Signs and Symptoms — If overdosage occurs, nausea, vomiting, gastric hypotonicity, and diarrhea would be expected without causing consequential toxicity.
Intravenous administration of glucagon has been shown to have positive inotropic and chronotropic effects. A transient increase in both blood pressure and pulse rate may occur following the administration of glucagon. Patients taking β-blockers might be expected to have a greater increase in both pulse and blood pressure, an increase of which will be transient because of glucagon's short half-life. The increase in blood pressure and pulse rate may require therapy in patients with pheochromocytoma or coronary artery disease.

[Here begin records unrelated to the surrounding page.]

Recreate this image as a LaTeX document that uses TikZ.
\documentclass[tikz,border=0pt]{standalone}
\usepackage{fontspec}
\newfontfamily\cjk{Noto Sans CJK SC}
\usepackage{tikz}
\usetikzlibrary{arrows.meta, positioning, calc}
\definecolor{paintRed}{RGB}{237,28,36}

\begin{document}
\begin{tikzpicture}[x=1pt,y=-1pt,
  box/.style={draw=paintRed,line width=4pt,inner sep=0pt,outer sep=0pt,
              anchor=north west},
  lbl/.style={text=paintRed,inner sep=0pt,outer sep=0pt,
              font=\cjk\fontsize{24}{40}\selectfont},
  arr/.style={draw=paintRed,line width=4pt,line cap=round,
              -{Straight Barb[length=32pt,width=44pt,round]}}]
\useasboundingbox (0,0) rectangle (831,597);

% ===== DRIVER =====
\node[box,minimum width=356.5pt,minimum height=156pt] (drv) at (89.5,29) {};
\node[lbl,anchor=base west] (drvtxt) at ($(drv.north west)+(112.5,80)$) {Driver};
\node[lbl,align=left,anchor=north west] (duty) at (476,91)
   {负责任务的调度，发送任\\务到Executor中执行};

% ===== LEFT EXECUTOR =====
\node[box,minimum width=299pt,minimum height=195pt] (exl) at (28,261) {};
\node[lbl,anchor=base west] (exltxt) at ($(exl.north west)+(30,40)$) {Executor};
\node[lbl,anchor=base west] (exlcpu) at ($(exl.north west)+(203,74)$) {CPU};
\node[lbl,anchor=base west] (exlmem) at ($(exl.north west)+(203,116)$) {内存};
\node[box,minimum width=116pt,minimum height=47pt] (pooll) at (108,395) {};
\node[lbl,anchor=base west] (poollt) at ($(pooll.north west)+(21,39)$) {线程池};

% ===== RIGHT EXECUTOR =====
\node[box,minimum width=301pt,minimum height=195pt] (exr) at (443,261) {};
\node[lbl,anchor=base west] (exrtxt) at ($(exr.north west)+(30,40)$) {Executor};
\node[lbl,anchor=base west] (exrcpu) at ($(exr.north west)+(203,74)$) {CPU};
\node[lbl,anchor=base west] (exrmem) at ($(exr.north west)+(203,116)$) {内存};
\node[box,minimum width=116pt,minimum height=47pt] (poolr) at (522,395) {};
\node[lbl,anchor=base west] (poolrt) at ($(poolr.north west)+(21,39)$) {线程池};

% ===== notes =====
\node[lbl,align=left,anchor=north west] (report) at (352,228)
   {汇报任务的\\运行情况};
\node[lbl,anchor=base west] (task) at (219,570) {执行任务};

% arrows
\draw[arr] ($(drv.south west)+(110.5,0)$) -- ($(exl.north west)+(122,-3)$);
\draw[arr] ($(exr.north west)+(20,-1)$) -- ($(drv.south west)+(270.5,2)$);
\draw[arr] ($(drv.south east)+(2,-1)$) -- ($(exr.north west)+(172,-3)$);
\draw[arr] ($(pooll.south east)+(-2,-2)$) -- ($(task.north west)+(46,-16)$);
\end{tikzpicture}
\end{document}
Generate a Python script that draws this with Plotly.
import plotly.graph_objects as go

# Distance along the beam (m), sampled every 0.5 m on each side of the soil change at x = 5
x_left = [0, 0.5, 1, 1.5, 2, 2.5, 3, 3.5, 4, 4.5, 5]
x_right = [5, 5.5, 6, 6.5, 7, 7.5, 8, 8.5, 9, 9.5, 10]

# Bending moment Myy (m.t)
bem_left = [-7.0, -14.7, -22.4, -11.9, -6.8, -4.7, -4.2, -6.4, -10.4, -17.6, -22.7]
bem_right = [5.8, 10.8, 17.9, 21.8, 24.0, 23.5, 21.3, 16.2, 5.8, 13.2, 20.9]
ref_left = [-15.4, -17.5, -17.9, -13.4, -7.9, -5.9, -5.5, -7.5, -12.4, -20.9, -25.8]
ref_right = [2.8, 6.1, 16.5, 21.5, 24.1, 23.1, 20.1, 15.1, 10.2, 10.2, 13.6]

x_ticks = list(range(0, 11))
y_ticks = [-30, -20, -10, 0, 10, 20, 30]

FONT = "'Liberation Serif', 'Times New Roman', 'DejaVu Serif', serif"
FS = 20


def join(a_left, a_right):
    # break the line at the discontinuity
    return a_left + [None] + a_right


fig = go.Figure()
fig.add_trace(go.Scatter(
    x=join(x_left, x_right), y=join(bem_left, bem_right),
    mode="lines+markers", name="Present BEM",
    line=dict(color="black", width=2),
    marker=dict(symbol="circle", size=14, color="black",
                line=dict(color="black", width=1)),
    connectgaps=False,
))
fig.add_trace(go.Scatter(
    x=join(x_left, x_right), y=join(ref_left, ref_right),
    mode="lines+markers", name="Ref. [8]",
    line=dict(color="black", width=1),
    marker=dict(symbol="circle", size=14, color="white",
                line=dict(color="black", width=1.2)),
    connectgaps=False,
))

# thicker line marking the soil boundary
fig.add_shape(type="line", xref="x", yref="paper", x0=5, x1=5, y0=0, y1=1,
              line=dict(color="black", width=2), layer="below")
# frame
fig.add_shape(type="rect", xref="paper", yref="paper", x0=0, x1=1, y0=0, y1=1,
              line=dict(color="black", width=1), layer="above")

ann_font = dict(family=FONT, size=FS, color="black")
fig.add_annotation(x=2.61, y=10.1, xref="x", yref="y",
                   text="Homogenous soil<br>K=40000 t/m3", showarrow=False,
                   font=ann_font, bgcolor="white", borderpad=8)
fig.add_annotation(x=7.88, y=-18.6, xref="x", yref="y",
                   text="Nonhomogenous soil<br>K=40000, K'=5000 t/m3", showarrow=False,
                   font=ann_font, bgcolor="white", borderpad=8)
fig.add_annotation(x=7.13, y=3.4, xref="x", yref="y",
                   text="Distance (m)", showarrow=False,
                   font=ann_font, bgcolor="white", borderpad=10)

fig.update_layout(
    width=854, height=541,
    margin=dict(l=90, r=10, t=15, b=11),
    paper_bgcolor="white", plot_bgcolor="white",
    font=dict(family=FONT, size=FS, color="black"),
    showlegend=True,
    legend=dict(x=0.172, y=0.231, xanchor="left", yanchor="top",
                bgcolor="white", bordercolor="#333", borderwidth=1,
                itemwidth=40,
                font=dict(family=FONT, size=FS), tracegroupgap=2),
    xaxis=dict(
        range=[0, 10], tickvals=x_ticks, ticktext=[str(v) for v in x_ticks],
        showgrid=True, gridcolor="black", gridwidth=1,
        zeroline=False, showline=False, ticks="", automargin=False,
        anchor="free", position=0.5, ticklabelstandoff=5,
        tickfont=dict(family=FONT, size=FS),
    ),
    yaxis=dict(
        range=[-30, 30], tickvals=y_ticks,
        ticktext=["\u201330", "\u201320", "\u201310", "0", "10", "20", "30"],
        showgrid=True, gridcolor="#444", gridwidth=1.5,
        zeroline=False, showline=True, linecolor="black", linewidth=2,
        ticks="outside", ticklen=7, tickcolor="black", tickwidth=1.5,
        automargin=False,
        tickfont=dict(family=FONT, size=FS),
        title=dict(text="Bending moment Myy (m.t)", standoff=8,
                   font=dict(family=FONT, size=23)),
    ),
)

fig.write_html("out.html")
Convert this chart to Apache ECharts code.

When glucagon was given in large doses to patients with cardiac disease, investigators reported a positive inotropic effect. These investigators administered glucagon in doses of 0.5 to 16 mg/hour by continuous infusion for periods of 5 to 166 hours. Total doses ranged from 25 to 996 mg, and a 21-month-old infant received approximately 8.25 mg in 165 hours. Side effects included nausea, vomiting, and decreasing serum potassium concentration. Serum potassium concentration could be maintained within normal limits with supplemental potassium.
The intravenous median lethal dose for glucagon in mice and rats is approximately 300 mg/kg and 38.6 mg/kg, respectively.
Because glucagon is a polypeptide, it would be rapidly destroyed in the gastrointestinal tract if it were to be accidentally ingested.
Treatment — To obtain up-to-date information about the treatment of overdose, a good resource is your certified Regional Poison Control Center. Telephone numbers of certified poison control centers are listed in the Physicians' Desk Reference (PDR). In managing overdosage, consider the possibility of multiple drug overdoses, interaction among drugs, and unusual drug kinetics in your patient.
In view of the extremely short half-life of glucagon and its prompt destruction and excretion, the treatment of overdosage is symptomatic, primarily for nausea, vomiting, and possible hypokalemia.
If the patient develops a dramatic increase in blood pressure, 5 to 10 mg of phentolamine mesylate has been shown to be effective in lowering blood pressure for the short time that control would be needed.
Forced diuresis, peritoneal dialysis, hemodialysis, or charcoal hemoperfusion have not been established as beneficial for an overdose of glucagon; it is extremely unlikely that one of these procedures would ever be indicated.